GIVEN TASK:
How many lines in this data contain the string "matplotlib"? Reply with the number only.

RECORDED DATA:
══════════
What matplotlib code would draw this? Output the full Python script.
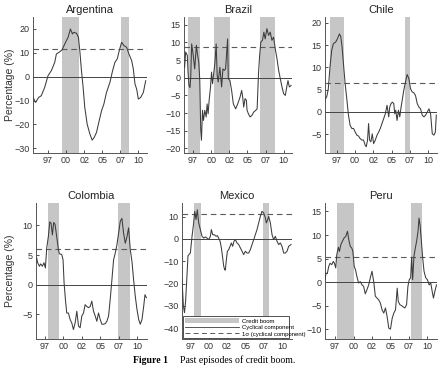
import matplotlib
matplotlib.use("Agg")
import matplotlib.pyplot as plt
from matplotlib.patches import Patch
from matplotlib.lines import Line2D

plt.rcParams['font.family'] = ['Liberation Sans', 'DejaVu Sans']

# --- Data (decimal years, % cyclical component) ---
tick_pos = [1997.5, 2000, 2002.5, 2005, 2007.5, 2010]
tick_lab = ['97', '00', '02', '05', '07', '10']

arg_year = [1995.42, 1995.79, 1996.2, 1996.57, 1997.04, 1997.5, 1997.96, 1998.43, 1998.66, 1999.03,
            1999.44, 1999.82, 2000.28, 2000.6, 2000.88, 2001.07, 2001.44, 2001.71, 2001.9, 2002.13,
            2002.36, 2002.59, 2002.92, 2003.29, 2003.61, 2003.89, 2004.21, 2004.58, 2004.91, 2005.23,
            2005.6, 2006.07, 2006.44, 2006.76, 2007.08, 2007.36, 2007.69, 2008.01, 2008.38, 2008.7,
            2009.08, 2009.31, 2009.54, 2009.77, 2010.0, 2010.33, 2010.7, 2011.02]
arg_val = [-8.7, -10.8, -8.7, -8, -4.5, 0.4, 2.5, 6, 9.5, 10.2,
           11.2, 13.7, 16.5, 20, 17.9, 18.6, 18.2, 16.5, 10.9, 2.5,
           -4.5, -12.9, -19.9, -24, -26.6, -25.5, -23.4, -18.5, -14.3, -11.5,
           -6.6, -2.4, 2.5, 6, 7.4, 10.9, 14.4, 13, 12.3, 9.5,
           6.7, 3.2, -3.1, -5.2, -9.4, -8.7, -6.6, -1.7]
arg_boom = [(1999.44, 2001.76), (2007.55, 2008.7)]
arg_sigma = 11.6

bra_year = [1996.34, 1996.48, 1996.71, 1996.81, 1996.94, 1997.08, 1997.18, 1997.31, 1997.5, 1997.73,
            1997.96, 1998.10, 1998.29, 1998.43, 1998.56, 1998.66, 1998.80, 1998.94, 1999.12, 1999.31,
            1999.44, 1999.58, 1999.72, 1999.91, 2000.05, 2000.19, 2000.32, 2000.51, 2000.69, 2000.83,
            2000.97, 2001.20, 2001.44, 2001.62, 2001.81, 2001.99, 2002.27, 2002.36, 2002.59, 2002.82,
            2003.06, 2003.38, 2003.66, 2003.98, 2004.21, 2004.35, 2004.49, 2004.68, 2004.86, 2004.95,
            2005.14, 2005.37, 2005.60, 2005.88, 2006.16, 2006.34, 2006.53, 2006.67, 2006.85, 2007.08,
            2007.27, 2007.45, 2007.69, 2007.92, 2008.15, 2008.38, 2008.61, 2008.84, 2009.08, 2009.31,
            2009.54, 2009.77, 2010.00, 2010.23, 2010.46, 2010.60, 2010.79, 2011.02]
bra_val = [3.0, 7.3, 6.3, 1.6, -2.2, -2.8, 0.2, 9.6, 6.8, 2.5,
           9.2, 6.8, 4.4, -0.8, -14.9, -17.7, -9.2, -12.1, -9.2, -11.1,
           -7.4, -10.2, -6.4, -2.6, 1.6, -1.7, 0.7, 4.0, 9.6, 0.7,
           -1.2, 3.0, -2.6, 2.5, 2.1, 2.5, 11.0, -0.3, -0.8, -3.6,
           -7.4, -8.8, -7.4, -5.5, -3.6, -5.5, -8.3, -5.9, -6.4, -9.2,
           -10.2, -11.1, -10.7, -9.7, -9.2, -8.8, 1.1, 5.8, 10.1, 10.6,
           12.9, 11.0, 13.9, 12.0, 12.9, 10.6, 11.5, 8.2, 5.4, 2.1,
           -0.3, -2.6, -4.5, -5.0, -2.2, -0.8, -2.6, -2.2]
bra_boom = [(1996.81, 1998.43), (2000.37, 2002.55), (2006.76, 2008.84)]
bra_sigma = 8.7

chl_year = [1995.90, 1996.13, 1996.35, 1996.58, 1996.81, 1997.04, 1997.36, 1997.59, 1997.87, 1998.05,
            1998.23, 1998.42, 1998.65, 1998.87, 1999.10, 1999.33, 1999.56, 1999.79, 2000.02, 2000.25,
            2000.48, 2000.71, 2000.94, 2001.16, 2001.39, 2001.53, 2001.71, 2001.85, 2001.99, 2002.17,
            2002.35, 2002.54, 2002.77, 2003.00, 2003.23, 2003.45, 2003.68, 2003.91, 2004.14, 2004.37,
            2004.60, 2004.74, 2004.92, 2005.10, 2005.29, 2005.42, 2005.56, 2005.74, 2005.93, 2006.11,
            2006.29, 2006.48, 2006.66, 2006.89, 2007.12, 2007.35, 2007.58, 2007.81, 2008.03, 2008.26,
            2008.49, 2008.72, 2008.95, 2009.18, 2009.41, 2009.64, 2009.87, 2010.10, 2010.32, 2010.55,
            2010.78, 2010.97, 2011.10]
chl_val = [2.8, 3.4, 5.2, 10.1, 13.8, 15.3, 15.7, 16.4, 17.5, 16.9,
           14.6, 10.8, 6.3, 3.0, -0.7, -3.0, -3.7, -3.7, -4.5, -5.2,
           -5.4, -6.0, -6.3, -6.3, -7.5, -7.8, -6.3, -2.6, -6.3, -6.7,
           -4.9, -7.1, -6.3, -5.2, -4.5, -3.7, -2.6, -1.5, -0.4, 1.5,
           -1.1, 1.1, 1.9, 2.2, 1.9, -0.4, 0.4, -1.9, 0.4, -1.1,
           1.1, 3.0, 4.9, 6.7, 8.4, 7.5, 5.2, 4.5, 4.3, 3.7,
           1.9, 1.1, 0.7, -0.7, -1.1, -0.7, 0.0, 0.7, -0.4, -4.9,
           -5.2, -4.5, -0.7]
chl_boom = [(1996.58, 1998.55), (2006.89, 2007.57)]
chl_sigma = 6.5

col_year = [1996.36, 1996.50, 1996.73, 1996.91, 1997.14, 1997.36, 1997.55, 1997.73, 1997.95, 1998.14,
            1998.32, 1998.50, 1998.68, 1998.86, 1999.09, 1999.32, 1999.45, 1999.77, 1999.95, 2000.09,
            2000.27, 2000.45, 2000.68, 2000.91, 2001.14, 2001.36, 2001.59, 2001.82, 2002.05, 2002.27,
            2002.50, 2002.73, 2002.95, 2003.18, 2003.41, 2003.64, 2003.86, 2004.09, 2004.32, 2004.54,
            2004.77, 2005.00, 2005.23, 2005.45, 2005.68, 2005.91, 2006.14, 2006.36, 2006.59, 2006.82,
            2007.04, 2007.27, 2007.50, 2007.73, 2007.95, 2008.18, 2008.41, 2008.64, 2008.86, 2009.09,
            2009.32, 2009.54, 2009.77, 2010.00, 2010.23, 2010.45, 2010.68, 2010.91, 2011.09, 2011.27]
col_val = [4.5, 3.7, 3.1, 3.5, 3.1, 3.7, 2.8, 6.2, 8.1, 10.6,
           10.4, 8.4, 10.5, 10.2, 8.1, 5.9, 5.2, 5.1, 4.2, 0.3,
           -2.5, -4.8, -4.8, -5.9, -6.5, -7.6, -6.5, -4.5, -7.0, -7.3,
           -5.3, -4.8, -3.4, -3.7, -3.9, -3.7, -2.8, -4.5, -5.3, -6.2,
           -4.8, -5.9, -6.7, -6.7, -6.6, -6.2, -5.3, -2.5, 0.8, 4.2,
           5.3, 6.7, 8.7, 10.7, 11.2, 8.7, 7.0, 8.1, 9.6, 5.9,
           3.9, 0.8, -2.0, -4.2, -5.9, -6.7, -5.9, -3.7, -1.7, -2.2]
col_boom = [(1997.95, 1999.45), (2007.36, 2009.09)]
col_sigma = 6.1

mex_year = [1996.36, 1996.55, 1996.70, 1996.85, 1997.18, 1997.5, 1997.73, 1997.95, 1998.09, 1998.27,
            1998.45, 1998.64, 1998.86, 1999.09, 1999.32, 1999.55, 1999.77, 2000.0, 2000.23, 2000.36,
            2000.55, 2000.77, 2001.0, 2001.18, 2001.36, 2001.55, 2001.73, 2001.91, 2002.05, 2002.18,
            2002.27, 2002.41, 2002.55, 2002.73, 2002.91, 2003.09, 2003.27, 2003.45, 2003.64, 2003.86,
            2004.09, 2004.32, 2004.55, 2004.77, 2005.0, 2005.23, 2005.45, 2005.68, 2005.91, 2006.14,
            2006.36, 2006.59, 2006.82, 2007.04, 2007.27, 2007.5, 2007.73, 2007.86, 2008.05, 2008.18,
            2008.41, 2008.64, 2008.86, 2009.09, 2009.32, 2009.54, 2009.77, 2010.0, 2010.23, 2010.45,
            2010.68, 2010.91, 2011.23]
mex_val = [-18.0, -30.0, -33.0, -28.0, -7.5, -6.3, 1.2, 7.2, 12.4, 8.7,
           13.1, 7.2, 4.2, 1.2, 0.4, 0.9, 0.4, -0.3, 1.2, 4.2,
           1.9, 1.9, 1.2, 1.5, 0.4, -1.0, -4.0, -8.5, -12.2, -13.7,
           -14.0, -9.3, -5.5, -4.8, -3.3, -1.8, -3.3, -1.0, -0.3, -1.8,
           -2.5, -4.0, -5.5, -7.0, -5.5, -6.3, -6.3, -4.8, -2.5, -0.3,
           1.9, 4.2, 7.2, 10.1, 12.4, 11.6, 9.4, 7.2, 8.7, 10.1,
           7.2, 1.9, -0.3, 1.2, -1.0, -2.5, -1.8, -3.3, -6.3, -6.3,
           -5.5, -3.3, -2.5]
mex_boom = [(1998.05, 1998.95), (2007.36, 2008.27)]
mex_sigma = 11.3

per_year = [1996.14, 1996.27, 1996.45, 1996.64, 1996.82, 1997.05, 1997.27, 1997.41, 1997.59, 1997.73,
            1997.95, 1998.09, 1998.27, 1998.50, 1998.73, 1998.95, 1999.18, 1999.36, 1999.55, 1999.77,
            1999.91, 2000.09, 2000.27, 2000.45, 2000.68, 2000.91, 2001.14, 2001.36, 2001.59, 2001.82,
            2002.05, 2002.27, 2002.50, 2002.73, 2002.95, 2003.18, 2003.41, 2003.64, 2003.86, 2004.09,
            2004.32, 2004.54, 2004.77, 2005.00, 2005.23, 2005.45, 2005.68, 2005.91, 2006.05, 2006.27,
            2006.50, 2006.73, 2006.95, 2007.18, 2007.36, 2007.54, 2007.73, 2007.86, 2008.00, 2008.18,
            2008.36, 2008.54, 2008.73, 2008.86, 2009.00, 2009.18, 2009.36, 2009.54, 2009.77, 2010.00,
            2010.23, 2010.45, 2010.68, 2010.82, 2011.00, 2011.23]
per_val = [0.5, 1.9, 1.8, 3.3, 4.0, 3.7, 4.4, 4.0, 3.0, 5.8,
           7.4, 6.5, 7.9, 8.7, 9.4, 9.7, 10.8, 9.0, 7.6, 7.2,
           6.5, 3.3, 2.6, 1.2, -0.2, 0.1, -0.6, -0.9, -2.5, -1.6,
           -0.6, 0.9, 2.3, 0.1, -3.0, -3.4, -3.8, -4.5, -5.9, -6.6,
           -5.5, -7.3, -9.8, -10.0, -7.7, -6.6, -5.9, -1.3, -4.1, -4.8,
           -5.0, -5.3, -5.5, -4.8, -0.9, 0.5, 0.9, 5.3, 0.5, 5.5,
           7.2, 8.7, 10.8, 13.6, 12.2, 8.7, 5.1, 2.3, 0.9, 0.5,
           -0.6, -0.2, -2.3, -3.4, -2.0, -0.6]
per_boom = [(1997.82, 2000.09), (2007.73, 2009.32)]
per_sigma = 5.3

# --- Styling ---
LINE_C = '#3c3c3c'
BOOM_C = '#c6c6c6'
SIG_C = '#5a5a5a'

fig = plt.figure(figsize=(4.41, 3.77), dpi=100)

panels = [
    ('Argentina', arg_year, arg_val, arg_boom, arg_sigma, (-32, 25), range(-30, 21, 10), 1995.42, 2011.2, [0.0748, 0.5942, 0.2585, 0.3607]),
    ('Brazil', bra_year, bra_val, bra_boom, bra_sigma, (-21.3, 17.2), range(-20, 16, 5), 1996.25, 2011.15, [0.4172, 0.5942, 0.2449, 0.3607]),
    ('Chile', chl_year, chl_val, chl_boom, chl_sigma, (-9.2, 21.3), range(-5, 21, 5), 1995.9, 2011.2, [0.7370, 0.5942, 0.2540, 0.3607]),
    ('Colombia', col_year, col_val, col_boom, col_sigma, (-9.2, 13.8), range(-5, 11, 5), 1996.27, 2011.36, [0.0816, 0.1008, 0.2517, 0.3607]),
    ('Mexico', mex_year, mex_val, mex_boom, mex_sigma, (-44.8, 16.1), range(-40, 11, 10), 1996.36, 2011.36, [0.4127, 0.1008, 0.2494, 0.3607]),
    ('Peru', per_year, per_val, per_boom, per_sigma, (-12.1, 16.8), range(-10, 16, 5), 1996.14, 2011.3, [0.7370, 0.1008, 0.2540, 0.3607]),
]

for i, (name, yr, val, boom, sig, ylim, yt, x0, x1, rect) in enumerate(panels):
    ax = fig.add_axes(rect)
    for a, b in boom:
        ax.axvspan(a, b, color=BOOM_C, lw=0, zorder=1)
    ax.axhline(0, color='#444444', lw=0.7, zorder=2)
    ax.axhline(sig, color=SIG_C, lw=0.8, ls=(0, (5, 3.5)), zorder=2)
    ax.plot(yr, val, color=LINE_C, lw=0.75, zorder=3)
    ax.set_xlim(x0, x1)
    ax.set_ylim(*ylim)
    ax.set_xticks(tick_pos)
    ax.set_xticklabels(tick_lab)
    ax.set_yticks(list(yt))
    ax.tick_params(direction='in', length=2, width=0.6, labelsize=6.5, pad=2.5, colors='#333333')
    for s in ['top', 'right']:
        ax.spines[s].set_visible(False)
    for s in ['left', 'bottom']:
        ax.spines[s].set_linewidth(0.7)
        ax.spines[s].set_color('#555555')
    ax.set_title(name, fontsize=8, pad=3, color='#222222')
    if i % 3 == 0:
        ax.set_ylabel('Percentage (%)', fontsize=7.5, color='#333333')
        # anchor is the right edge of the rotated label: ~15 px from figure left
        ax.yaxis.set_label_coords((0.034 - rect[0]) / rect[2], 0.5)
    if name == 'Mexico':
        handles = [Patch(facecolor=BOOM_C, edgecolor='none'),
                   Line2D([], [], color=LINE_C, lw=0.6),
                   Line2D([], [], color=SIG_C, lw=0.7, ls=(0, (5, 3.5)))]
        labels = ['Credit boom', 'Cyclical component', '1σ (cyclical component)']
        leg = ax.legend(handles, labels, loc='lower left', bbox_to_anchor=(0.01, 0.005, 0.96, 0.23),
                        mode='expand', fontsize=4.3, handlelength=9, handleheight=0.9,
                        borderpad=0.3, labelspacing=0.15, handletextpad=0.6, fancybox=False,
                        framealpha=1, edgecolor='#333333', borderaxespad=0)
        leg.get_frame().set_linewidth(0.6)
        leg.set_zorder(5)

fig.text(0.302, 0.045, 'Figure 1', fontsize=7, fontweight='bold', family='Liberation Serif', va='center')
fig.text(0.408, 0.045, 'Past episodes of credit boom.', fontsize=7, family='Liberation Serif', va='center')

fig.savefig('out.png', dpi=100)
══════════
CORRECT RESPONSE:
6